Thursday 11 December 2008

great danes

Time of morning here when the public tannoys are broadcasting health announcements to the populace, all agog to hear about HIV and innoculations as the city gears itself for action, interspersed with jaunty tunes and singing.

No chance of a lie-in after our lovely meal with the two Danes. We went last night to a beautiful restaurant in what had been a large private mansion built by a Frenchman in the thirties. We are led up to a splendid verandah on the first floor, where amongst tropical foliage and stuccoed Corinthian columns we peruse the menu. Perhaps we blanch visibly at the prices, and certainly barely-suppressed gasps escape one of us (we are budget travellers! will we ever get to Bangkok airport let alone have a dollar left for a flight home?), but Frederik evermindful invites us as his guests. Many many thanks!! It was a superb meal, a seemingly never-ending suite of dishes, and excellent company.

Frederick suffered a life-threatening, and life-changing, cerebro-vascular incident a couple of years ago. From being a corporate executive he is now a trainee psychotherapist, specialising in body-centred work. He has even heard of, and practised, the Alexander Technique, and meditates. He plans to move to London next year, so the next meal is on me!
Rolf has abandoned the chilly shores of the North Sea for the Australian Gold Coast where he lives now, but they are old and loving friends and travel often together.
We learn amongst many other things that Danes call those eponymous canines "les grands danois", in French! They are apparently a French breed, but like fake Calvins breed everywhere these days. Its amazing what you learn on the road.
Fortified with espresso (I have a blog to write) I am accompanied home by Rolf who helps me cross the crazy road, crazier than usual tonight as flotillas of scooters brandishing the national flag are endlessly circling the town lake, hooters ablare. Perhaps a football victory, or plain tropical joie de vivre!

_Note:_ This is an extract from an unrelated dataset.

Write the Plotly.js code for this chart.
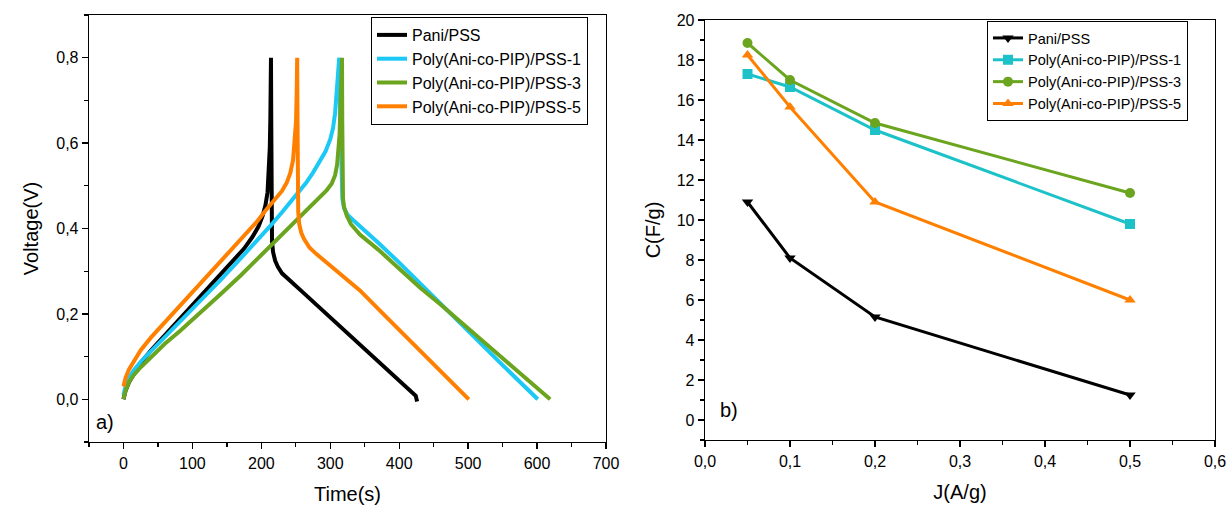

Sitting at my keyboard later in vest and underpants, barefoot, window open to the nocturnal sounds of the city, I feel like Hunter S. Thompson tapping away with an older technology, his typewriter paper limp with tropical damp, as he reports on human folly, and fear and loathing in Puerto Rico, Cuba or Las Vegas, and his own drink habit. Only the rum at my elbow is missing. I sip at green tea.

This evening we head south on the night train, to visit a huge system of underground shelters and caves, where people took refuge for months on end to avoid the bombs of only three/four decades ago.
Every country we have passed through since crossing the Channel has seen unparalleled horror and devastation in the last century.
A litany of human suffering : Belgium, Germany, Poland, Russia, Mongolia and China. One could weep. We still have the killing fields of Cambodia ahead.

ps Abrazos to Mauricio, and calusy to Nityabandhu for your messages and encouragement. They are much appreciated.